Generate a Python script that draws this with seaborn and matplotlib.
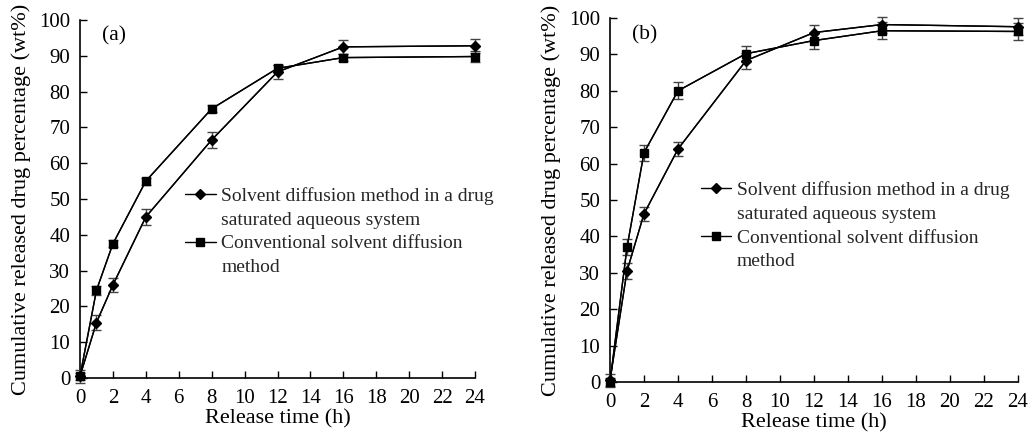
import numpy as np
import pandas as pd
import matplotlib
matplotlib.use("Agg")
import matplotlib.pyplot as plt
from matplotlib.lines import Line2D
import seaborn as sns

# ---- data ----
time_h = [0, 1, 2, 4, 8, 12, 16, 24]
xticks = list(range(0, 25, 2))
yticks = list(range(0, 101, 10))

a_sat = [0.5, 15.5, 26.0, 45.0, 66.5, 85.5, 92.5, 92.8]
a_sat_err = [1.8, 2.0, 2.0, 2.2, 2.2, 2.0, 2.0, 2.0]
a_conv = [0.5, 24.5, 37.5, 55.0, 75.2, 86.5, 89.5, 89.8]
a_conv_err = [1.0, 1.2, 1.0, 1.0, 1.0, 1.0, 1.0, 1.5]

b_sat = [0.5, 30.5, 46.2, 64.0, 88.3, 96.0, 98.2, 97.6]
b_sat_err = [1.8, 2.2, 2.0, 2.0, 2.2, 2.0, 2.2, 2.3]
b_conv = [0.0, 37.0, 63.0, 80.0, 90.2, 93.8, 96.5, 96.3]
b_conv_err = [1.0, 2.2, 2.2, 2.3, 2.2, 2.2, 2.3, 2.3]

label_sat = ["Solvent diffusion method in a drug", "saturated aqueous system"]
label_conv = ["Conventional solvent diffusion", "method"]

sns.set_theme(style="ticks")
plt.rcParams['font.family'] = ['Liberation Serif', 'DejaVu Serif']

fig = plt.figure(figsize=(10.28, 4.34), dpi=100)
ax_a = fig.add_axes([80/1028, 1-378/434, (475-80)/1028, (378-20)/434])
ax_b = fig.add_axes([610/1028, 1-382/434, (1018-610)/1028, (382-18)/434])


def draw(ax, sat, sat_err, conv, conv_err, tag, legend_xy):
    df = pd.DataFrame({
        "t": time_h * 2,
        "v": sat + conv,
        "s": ["sat"] * len(time_h) + ["conv"] * len(time_h),
    })
    sns.lineplot(data=df, x="t", y="v", hue="s", style="s",
                 palette=["black", "black"], markers=["D", "s"], dashes=False,
                 markersize=0, linewidth=1.0, ax=ax, legend=False, clip_on=False)
    ax.errorbar(time_h, sat, yerr=sat_err, fmt="none", ecolor="#444444",
                elinewidth=1.0, capsize=3.5, capthick=1.0, clip_on=False, zorder=3)
    ax.errorbar(time_h, conv, yerr=conv_err, fmt="none", ecolor="#444444",
                elinewidth=1.0, capsize=3.5, capthick=1.0, clip_on=False, zorder=3)
    h1, = ax.plot(time_h, sat, color="black", lw=1.0, marker="D", markersize=4.8,
                  markerfacecolor="black", markeredgecolor="black", clip_on=False,
                  zorder=4)
    h2, = ax.plot(time_h, conv, color="black", lw=1.0, marker="s", markersize=6.3,
                  markerfacecolor="black", markeredgecolor="black", clip_on=False,
                  zorder=4)
    blank = Line2D([], [], linestyle="none", marker=None)
    handles = [h1, blank, h2, blank]
    labels = [label_sat[0], label_sat[1], label_conv[0], label_conv[1]]
    ax.set_xlim(0, 24)
    ax.set_ylim(0, 100)
    ax.set_xticks(xticks)
    ax.set_yticks(yticks)
    ax.tick_params(direction="in", length=5, width=1, labelsize=15,
                   colors="black")
    ax.tick_params(axis="x", pad=8)
    ax.tick_params(axis="y", pad=7)
    for sp in ["top", "right"]:
        ax.spines[sp].set_visible(False)
    for sp in ["left", "bottom"]:
        ax.spines[sp].set_color("black")
        ax.spines[sp].set_linewidth(1.2)
    ax.set_xlabel("Release time (h)", fontsize=16, color="black", labelpad=1)
    ax.set_ylabel("Cumulative released drug percentage (wt%)", fontsize=16,
                  color="black", labelpad=6)
    ax.text(0.055, 0.955, tag, transform=ax.transAxes, fontsize=15.5,
            ha="left", va="center", color="black")
    leg = ax.legend(handles=handles, labels=labels, loc="upper left",
                    bbox_to_anchor=legend_xy, frameon=True, fontsize=14,
                    handlelength=1.55, handletextpad=0.3,
                    labelspacing=0.32, borderpad=0.3, borderaxespad=0)
    leg.get_frame().set_facecolor("white")
    leg.get_frame().set_edgecolor("none")
    leg.get_frame().set_alpha(1.0)
    leg.set_zorder(5)


draw(ax_a, a_sat, a_sat_err, a_conv, a_conv_err, "(a)", (0.252, 0.55))
draw(ax_b, b_sat, b_sat_err, b_conv, b_conv_err, "(b)", (0.209, 0.568))

fig.savefig("out.png", dpi=100, facecolor="white")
##########
-- TASK DESCRIPTION --
Leave the pictures out and please restate exactly the lines running from the start of the material through the one with "yticks = list(range(0, 101, 10))".

-- EXERCISE ANSWER --
Generate a Python script that draws this with seaborn and matplotlib.
import numpy as np
import pandas as pd
import matplotlib
matplotlib.use("Agg")
import matplotlib.pyplot as plt
from matplotlib.lines import Line2D
import seaborn as sns

# ---- data ----
time_h = [0, 1, 2, 4, 8, 12, 16, 24]
xticks = list(range(0, 25, 2))
yticks = list(range(0, 101, 10))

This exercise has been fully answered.